--- Data shown ---
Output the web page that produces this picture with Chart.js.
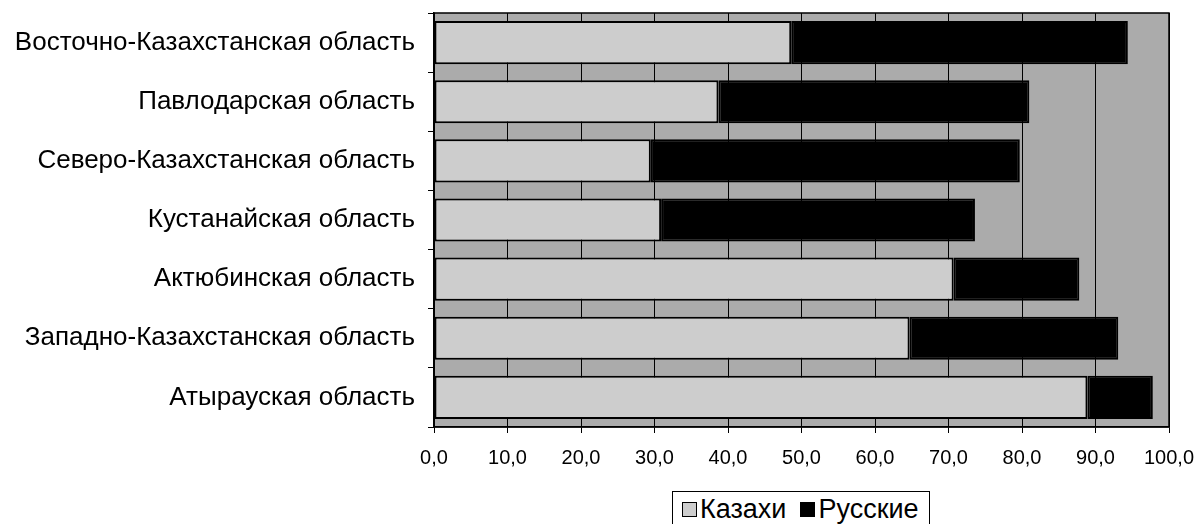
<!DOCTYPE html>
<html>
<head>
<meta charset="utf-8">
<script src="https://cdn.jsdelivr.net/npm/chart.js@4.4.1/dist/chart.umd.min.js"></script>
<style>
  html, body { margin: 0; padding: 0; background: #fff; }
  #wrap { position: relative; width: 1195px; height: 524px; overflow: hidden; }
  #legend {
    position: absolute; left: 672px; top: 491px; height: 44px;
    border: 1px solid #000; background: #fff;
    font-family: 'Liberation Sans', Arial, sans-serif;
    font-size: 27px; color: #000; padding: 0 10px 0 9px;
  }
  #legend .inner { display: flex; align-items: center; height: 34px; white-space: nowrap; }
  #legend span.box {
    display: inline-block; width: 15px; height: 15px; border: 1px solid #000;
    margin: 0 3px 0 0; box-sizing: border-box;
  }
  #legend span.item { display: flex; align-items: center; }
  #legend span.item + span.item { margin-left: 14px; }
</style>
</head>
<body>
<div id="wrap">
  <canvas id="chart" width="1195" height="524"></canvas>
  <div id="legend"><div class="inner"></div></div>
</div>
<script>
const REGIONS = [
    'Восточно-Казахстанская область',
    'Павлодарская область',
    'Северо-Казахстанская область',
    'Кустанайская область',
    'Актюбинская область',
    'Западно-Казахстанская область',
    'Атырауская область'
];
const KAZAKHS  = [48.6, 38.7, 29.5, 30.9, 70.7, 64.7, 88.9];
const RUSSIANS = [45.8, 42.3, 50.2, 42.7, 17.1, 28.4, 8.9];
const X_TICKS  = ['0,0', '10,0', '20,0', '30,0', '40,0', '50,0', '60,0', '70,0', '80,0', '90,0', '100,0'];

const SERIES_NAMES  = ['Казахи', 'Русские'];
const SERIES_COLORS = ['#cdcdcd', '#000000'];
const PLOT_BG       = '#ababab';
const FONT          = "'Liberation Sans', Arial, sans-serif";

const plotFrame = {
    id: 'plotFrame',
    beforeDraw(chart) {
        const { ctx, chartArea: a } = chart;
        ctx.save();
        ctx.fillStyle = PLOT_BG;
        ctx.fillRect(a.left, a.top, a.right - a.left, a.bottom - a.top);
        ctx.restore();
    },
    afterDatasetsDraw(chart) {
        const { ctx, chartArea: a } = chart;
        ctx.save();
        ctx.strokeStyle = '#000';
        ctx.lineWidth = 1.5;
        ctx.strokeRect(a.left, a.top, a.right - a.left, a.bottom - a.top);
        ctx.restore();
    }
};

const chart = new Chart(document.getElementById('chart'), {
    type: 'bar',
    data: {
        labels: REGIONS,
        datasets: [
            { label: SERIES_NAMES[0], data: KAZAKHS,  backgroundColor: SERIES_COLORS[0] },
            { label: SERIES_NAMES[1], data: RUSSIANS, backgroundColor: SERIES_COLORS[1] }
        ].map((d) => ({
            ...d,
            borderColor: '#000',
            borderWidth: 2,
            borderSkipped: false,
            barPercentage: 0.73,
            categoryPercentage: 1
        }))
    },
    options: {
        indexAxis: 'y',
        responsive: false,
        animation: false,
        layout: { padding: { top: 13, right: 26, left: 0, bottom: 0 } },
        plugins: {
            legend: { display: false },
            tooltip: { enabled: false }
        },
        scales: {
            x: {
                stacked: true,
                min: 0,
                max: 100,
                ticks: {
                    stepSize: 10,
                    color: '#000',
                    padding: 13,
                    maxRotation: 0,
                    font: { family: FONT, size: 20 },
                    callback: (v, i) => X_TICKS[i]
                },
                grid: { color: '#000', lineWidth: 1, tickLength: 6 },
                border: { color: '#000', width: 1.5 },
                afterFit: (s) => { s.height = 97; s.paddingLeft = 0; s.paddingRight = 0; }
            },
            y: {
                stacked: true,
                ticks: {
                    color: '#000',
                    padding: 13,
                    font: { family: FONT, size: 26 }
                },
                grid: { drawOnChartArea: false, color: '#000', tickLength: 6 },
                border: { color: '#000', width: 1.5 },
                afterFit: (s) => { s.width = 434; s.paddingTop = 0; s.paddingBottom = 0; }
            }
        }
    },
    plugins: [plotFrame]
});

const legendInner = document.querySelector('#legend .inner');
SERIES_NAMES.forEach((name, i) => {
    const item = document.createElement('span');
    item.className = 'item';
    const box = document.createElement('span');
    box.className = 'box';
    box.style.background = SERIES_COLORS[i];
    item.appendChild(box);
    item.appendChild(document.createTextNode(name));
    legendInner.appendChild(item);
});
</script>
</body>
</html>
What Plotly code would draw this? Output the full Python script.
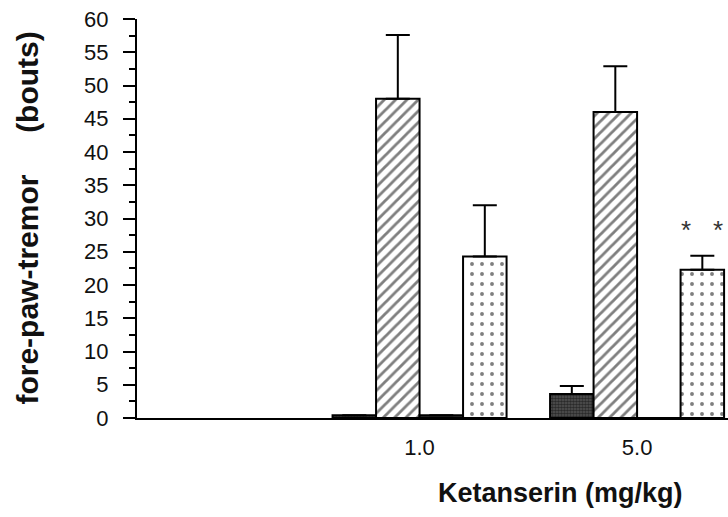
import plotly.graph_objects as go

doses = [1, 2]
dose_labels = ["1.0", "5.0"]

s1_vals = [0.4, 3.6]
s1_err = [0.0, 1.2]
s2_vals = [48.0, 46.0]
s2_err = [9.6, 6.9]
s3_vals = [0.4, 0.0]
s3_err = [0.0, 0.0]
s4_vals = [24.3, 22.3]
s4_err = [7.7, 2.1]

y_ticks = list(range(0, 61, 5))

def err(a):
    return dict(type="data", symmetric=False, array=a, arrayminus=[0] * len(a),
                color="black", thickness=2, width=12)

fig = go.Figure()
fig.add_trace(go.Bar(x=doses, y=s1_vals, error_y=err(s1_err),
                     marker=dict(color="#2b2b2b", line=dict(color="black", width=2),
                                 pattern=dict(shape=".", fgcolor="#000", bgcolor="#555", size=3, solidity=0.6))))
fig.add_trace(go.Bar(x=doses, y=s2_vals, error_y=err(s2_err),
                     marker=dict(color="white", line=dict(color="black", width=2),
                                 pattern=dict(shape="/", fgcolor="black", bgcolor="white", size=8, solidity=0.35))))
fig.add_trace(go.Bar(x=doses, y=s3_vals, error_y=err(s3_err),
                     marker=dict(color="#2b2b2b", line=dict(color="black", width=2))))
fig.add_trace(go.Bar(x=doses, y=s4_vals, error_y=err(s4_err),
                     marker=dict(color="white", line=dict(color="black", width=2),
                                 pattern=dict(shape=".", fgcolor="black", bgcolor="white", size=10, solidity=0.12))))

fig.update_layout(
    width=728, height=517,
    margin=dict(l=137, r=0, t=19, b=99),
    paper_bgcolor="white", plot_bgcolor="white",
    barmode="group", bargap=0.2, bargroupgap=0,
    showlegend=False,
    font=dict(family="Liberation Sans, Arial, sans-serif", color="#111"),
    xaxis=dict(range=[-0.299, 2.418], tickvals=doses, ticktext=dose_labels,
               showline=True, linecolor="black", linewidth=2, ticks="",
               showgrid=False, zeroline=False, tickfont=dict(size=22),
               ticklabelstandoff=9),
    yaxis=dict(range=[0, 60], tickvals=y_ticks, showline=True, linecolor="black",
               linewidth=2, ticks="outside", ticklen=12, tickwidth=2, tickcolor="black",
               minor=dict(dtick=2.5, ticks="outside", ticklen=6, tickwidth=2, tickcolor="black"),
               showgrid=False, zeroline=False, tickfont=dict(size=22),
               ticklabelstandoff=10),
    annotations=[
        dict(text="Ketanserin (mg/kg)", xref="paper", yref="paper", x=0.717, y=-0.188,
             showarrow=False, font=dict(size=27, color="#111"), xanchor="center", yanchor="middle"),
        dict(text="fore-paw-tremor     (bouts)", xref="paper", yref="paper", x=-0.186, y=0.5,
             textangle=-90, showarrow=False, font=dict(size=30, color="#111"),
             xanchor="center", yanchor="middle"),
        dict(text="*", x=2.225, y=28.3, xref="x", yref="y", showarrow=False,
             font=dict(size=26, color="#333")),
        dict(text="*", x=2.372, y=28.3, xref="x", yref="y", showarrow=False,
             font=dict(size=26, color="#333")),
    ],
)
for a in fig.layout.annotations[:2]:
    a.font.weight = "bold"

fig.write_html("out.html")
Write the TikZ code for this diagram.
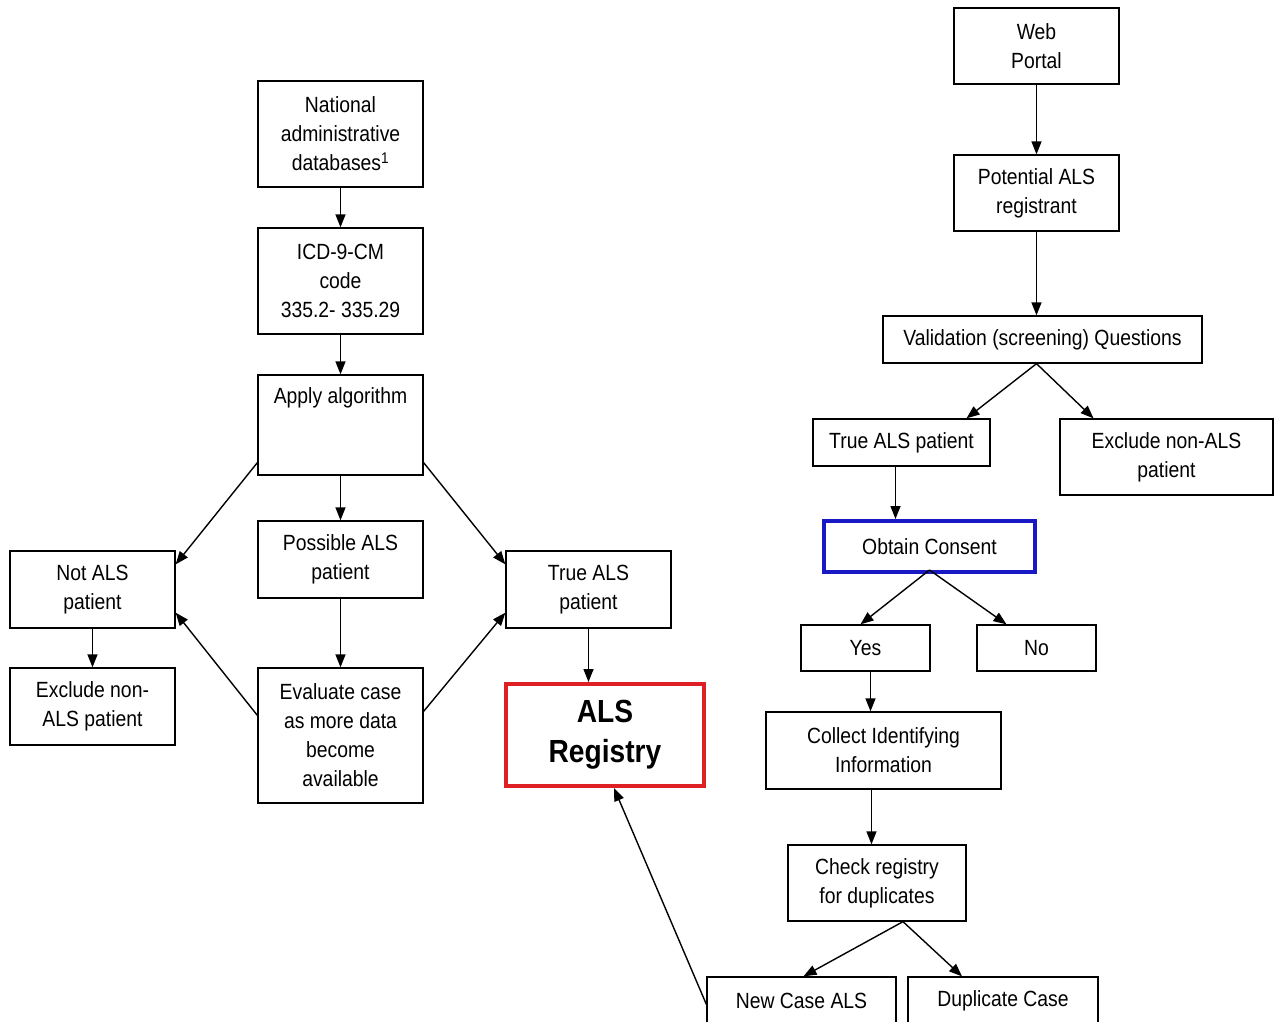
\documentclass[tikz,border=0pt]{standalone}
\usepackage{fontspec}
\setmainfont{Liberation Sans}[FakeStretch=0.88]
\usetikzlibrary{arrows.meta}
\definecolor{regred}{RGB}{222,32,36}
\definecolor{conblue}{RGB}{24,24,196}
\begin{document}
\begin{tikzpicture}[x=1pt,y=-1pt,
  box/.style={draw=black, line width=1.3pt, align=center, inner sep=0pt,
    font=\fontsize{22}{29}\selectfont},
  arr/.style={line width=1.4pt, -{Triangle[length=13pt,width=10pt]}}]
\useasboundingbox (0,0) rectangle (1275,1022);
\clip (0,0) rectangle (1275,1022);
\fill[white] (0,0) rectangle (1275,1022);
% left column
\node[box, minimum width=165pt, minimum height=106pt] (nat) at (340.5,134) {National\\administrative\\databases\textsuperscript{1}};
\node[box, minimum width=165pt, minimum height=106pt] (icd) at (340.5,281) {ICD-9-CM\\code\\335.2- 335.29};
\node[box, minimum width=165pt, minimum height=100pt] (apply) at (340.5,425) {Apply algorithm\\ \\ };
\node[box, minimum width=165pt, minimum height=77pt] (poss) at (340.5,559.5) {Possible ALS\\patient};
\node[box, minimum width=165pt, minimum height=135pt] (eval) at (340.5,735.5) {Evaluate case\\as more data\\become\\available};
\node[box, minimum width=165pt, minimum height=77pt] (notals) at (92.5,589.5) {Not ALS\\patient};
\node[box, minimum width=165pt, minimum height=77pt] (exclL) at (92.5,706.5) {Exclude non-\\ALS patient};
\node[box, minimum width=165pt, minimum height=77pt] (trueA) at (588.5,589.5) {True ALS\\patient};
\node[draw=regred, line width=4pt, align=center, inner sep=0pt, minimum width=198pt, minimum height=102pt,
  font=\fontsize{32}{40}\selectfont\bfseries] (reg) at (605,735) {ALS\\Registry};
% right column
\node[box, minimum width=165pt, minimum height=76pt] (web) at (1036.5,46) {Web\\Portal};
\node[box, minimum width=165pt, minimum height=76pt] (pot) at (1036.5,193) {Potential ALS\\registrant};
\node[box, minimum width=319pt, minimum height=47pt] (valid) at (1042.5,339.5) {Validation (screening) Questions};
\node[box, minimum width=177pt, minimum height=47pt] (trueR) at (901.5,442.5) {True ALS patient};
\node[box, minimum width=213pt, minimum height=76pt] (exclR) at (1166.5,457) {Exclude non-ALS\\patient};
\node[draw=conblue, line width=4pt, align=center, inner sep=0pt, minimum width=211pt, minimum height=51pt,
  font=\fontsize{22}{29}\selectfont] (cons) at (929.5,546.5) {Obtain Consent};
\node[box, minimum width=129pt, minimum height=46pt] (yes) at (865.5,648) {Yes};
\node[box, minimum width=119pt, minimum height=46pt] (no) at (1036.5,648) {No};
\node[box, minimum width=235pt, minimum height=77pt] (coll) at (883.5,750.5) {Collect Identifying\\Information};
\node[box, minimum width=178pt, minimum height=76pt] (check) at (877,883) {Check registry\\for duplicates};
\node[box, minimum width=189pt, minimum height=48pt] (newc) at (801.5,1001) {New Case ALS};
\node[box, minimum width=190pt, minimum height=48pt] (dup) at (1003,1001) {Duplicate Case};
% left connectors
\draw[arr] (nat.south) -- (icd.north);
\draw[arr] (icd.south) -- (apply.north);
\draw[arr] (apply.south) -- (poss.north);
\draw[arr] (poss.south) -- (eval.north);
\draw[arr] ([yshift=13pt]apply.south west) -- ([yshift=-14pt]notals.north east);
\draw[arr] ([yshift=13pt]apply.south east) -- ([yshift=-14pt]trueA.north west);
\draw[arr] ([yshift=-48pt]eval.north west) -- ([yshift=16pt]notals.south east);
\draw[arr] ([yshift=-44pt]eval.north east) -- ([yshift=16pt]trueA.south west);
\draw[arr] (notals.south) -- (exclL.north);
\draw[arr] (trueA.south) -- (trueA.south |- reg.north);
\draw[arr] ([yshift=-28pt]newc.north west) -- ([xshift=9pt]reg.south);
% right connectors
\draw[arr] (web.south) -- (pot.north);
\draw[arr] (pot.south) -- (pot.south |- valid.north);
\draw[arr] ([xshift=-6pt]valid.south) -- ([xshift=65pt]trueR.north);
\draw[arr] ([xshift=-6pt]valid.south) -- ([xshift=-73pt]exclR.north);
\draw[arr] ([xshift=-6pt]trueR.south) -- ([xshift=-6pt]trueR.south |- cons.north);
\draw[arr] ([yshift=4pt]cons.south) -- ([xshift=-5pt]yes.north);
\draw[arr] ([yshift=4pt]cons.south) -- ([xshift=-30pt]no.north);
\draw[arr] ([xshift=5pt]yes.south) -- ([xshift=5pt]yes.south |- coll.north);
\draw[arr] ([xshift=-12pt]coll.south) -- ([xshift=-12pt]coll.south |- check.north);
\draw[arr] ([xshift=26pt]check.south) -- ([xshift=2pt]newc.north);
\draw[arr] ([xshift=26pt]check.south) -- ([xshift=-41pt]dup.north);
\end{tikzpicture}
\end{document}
---
Extract all lines of the records above that include "Output".

Output the web page that produces this picture with Chart.js.
What Plotly code would draw this? Output the full Python script.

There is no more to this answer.